Hoevenen beleefde woelige tijden in 1944. De bevrijding van Antwerpen op 4 september bracht niet de verhoopte vreugde, maar chaos. De gemeente had veel moeite om de voedselbevoorrading veilig te stellen. De schaarste leidde zelfs tot knokpartijen voor de deuren van het gemeentehuis. Pas op 4 oktober bevrijdde Canadese troepen het dorp, tijdens de slag om de Schelde.

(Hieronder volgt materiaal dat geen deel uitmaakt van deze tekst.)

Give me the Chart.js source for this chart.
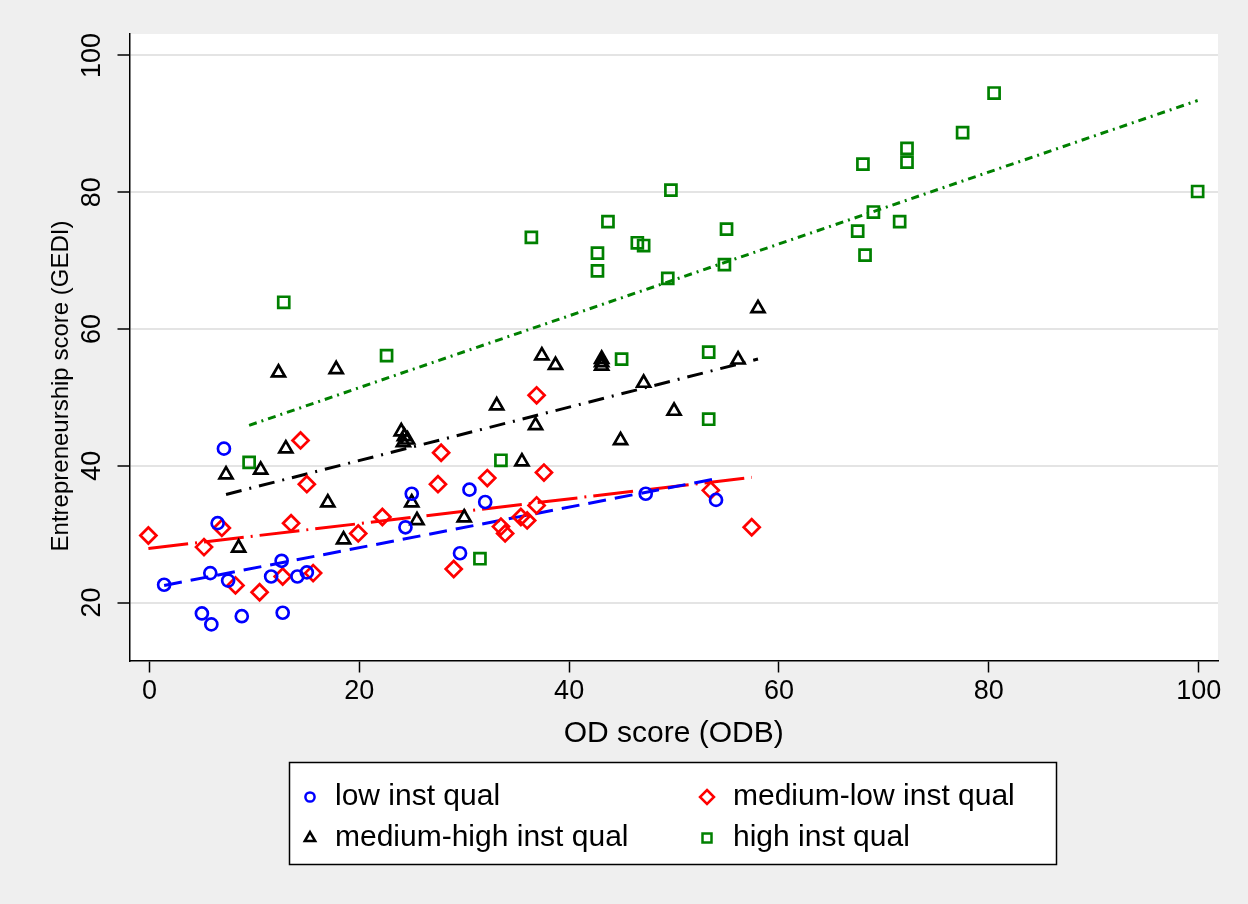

De Werhmacht liet ook geregeld van zich horen. Ze bestookte Antwerpen en omgeving met V-bommen in een poging om de geallieerde bevoorrading te ondermijnen. Op 2 december 1944 maakte Leontine Van Roost een praatje met Jack, een soldaat uit Manchester, in café De Reiger. Wanneer de ramen beginnen te trillen duwde hij haar bliksemsnel tegen de grond. Met een gigantische knal werden ramen en deuren weggeblazen. Leontine zag niets meer door de gigantische stofwolk die een V2 verderop heeft veroorzaakt.

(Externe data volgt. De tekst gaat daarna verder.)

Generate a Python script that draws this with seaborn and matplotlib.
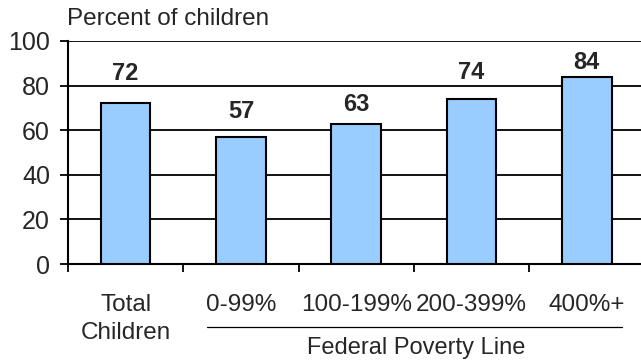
import matplotlib
matplotlib.use("Agg")
import matplotlib.pyplot as plt
import seaborn as sns
import pandas as pd

# -------------------------------------------------
# Data
# -------------------------------------------------
categories = ["Total\nChildren", "0-99%", "100-199%", "200-399%", "400%+"]
values = [72, 57, 63, 74, 84]
label_offsets = [30, 25, 19, 26, 14]  # px above bar top, as in original
y_ticks = [0, 20, 40, 60, 80, 100]

df = pd.DataFrame({"group": categories, "pct": values})

sns.set_style("white")
plt.rcParams["font.family"] = ["Liberation Sans", "DejaVu Sans"]

fig = plt.figure(figsize=(6.41, 3.62), dpi=100)
ax = fig.add_axes([68 / 641, 98 / 362, 576.5 / 641, 223 / 362])

sns.barplot(data=df, x="group", y="pct", color="#99CCFF", saturation=1,
            width=0.43, edgecolor="black", linewidth=1.5, ax=ax, zorder=3)

ax.set_xlim(-0.5, 4.5)
ax.set_ylim(0, 100)
ax.set_yticks(y_ticks)
ax.yaxis.grid(True, color="black", linewidth=1.3, zorder=0)
ax.set_axisbelow(True)
ax.set_xlabel("")
ax.set_ylabel("")

for side in ["top", "right"]:
    ax.spines[side].set_visible(False)
ax.spines["left"].set_color("black")
ax.spines["left"].set_linewidth(1.5)
ax.spines["bottom"].set_color("black")
ax.spines["bottom"].set_linewidth(1.5)

ax.tick_params(axis="y", which="major", direction="out", length=6, width=1.3,
               color="black", labelsize=18, pad=7, left=True)
ax.tick_params(axis="x", which="major", length=0, labelsize=17.5, pad=21.5)
ax.set_xticks([i - 0.5 for i in range(6)], minor=True)
ax.tick_params(axis="x", which="minor", direction="out", length=6, width=1.3,
               color="black", bottom=True)
for lbl in ax.get_xticklabels():
    lbl.set_linespacing(1.35)

# value labels
for i, (v, off) in enumerate(zip(values, label_offsets)):
    ax.annotate(str(v), xy=(i, v), xytext=(0, off), textcoords="offset pixels",
                ha="center", va="center", fontsize=17, fontweight="bold")

# Federal Poverty Line bracket
trans = ax.get_xaxis_transform()
ax.plot([0.705, 4.305], [-0.283, -0.283], color="black", linewidth=0.9,
        transform=trans, clip_on=False)
ax.text(2.52, -0.378, "Federal Poverty Line", transform=trans, ha="center",
        va="center", fontsize=17)

fig.text(67 / 641, 1 - 19 / 362, "Percent of children", ha="left",
         va="center", fontsize=17.5)

fig.savefig("out.png", dpi=100)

Uiteindelijk zal de bom vijf doden eisen. Binnen een straal van honderd meter waren de huizen gereduceerd tot puin. Alleen het Heilig Hartbeeld lijkt als bij mirakel de catastrofe te overleven. De Britse troepen van de Royal Artillery hielpen bij de evacuatie en reddingswerken. Het gemeentebestuur besloot hen een bakpan te schenken, aangezien de immer praktische Britten daar dringend nood aan hadden. Mogelijk sneuvelde hun eigen materiaal in het bombardement of tijdens de slopende mars vanuit Normandië.
Het college besloot om het geteisterde gebied om te vormen tot een dorpsplein. De Hoge Weg werd verlegd, er werden parkeerplaatsen voorzien en een nieuwe centraal gelegen kerk. Het Frans Oomsplein was geboren.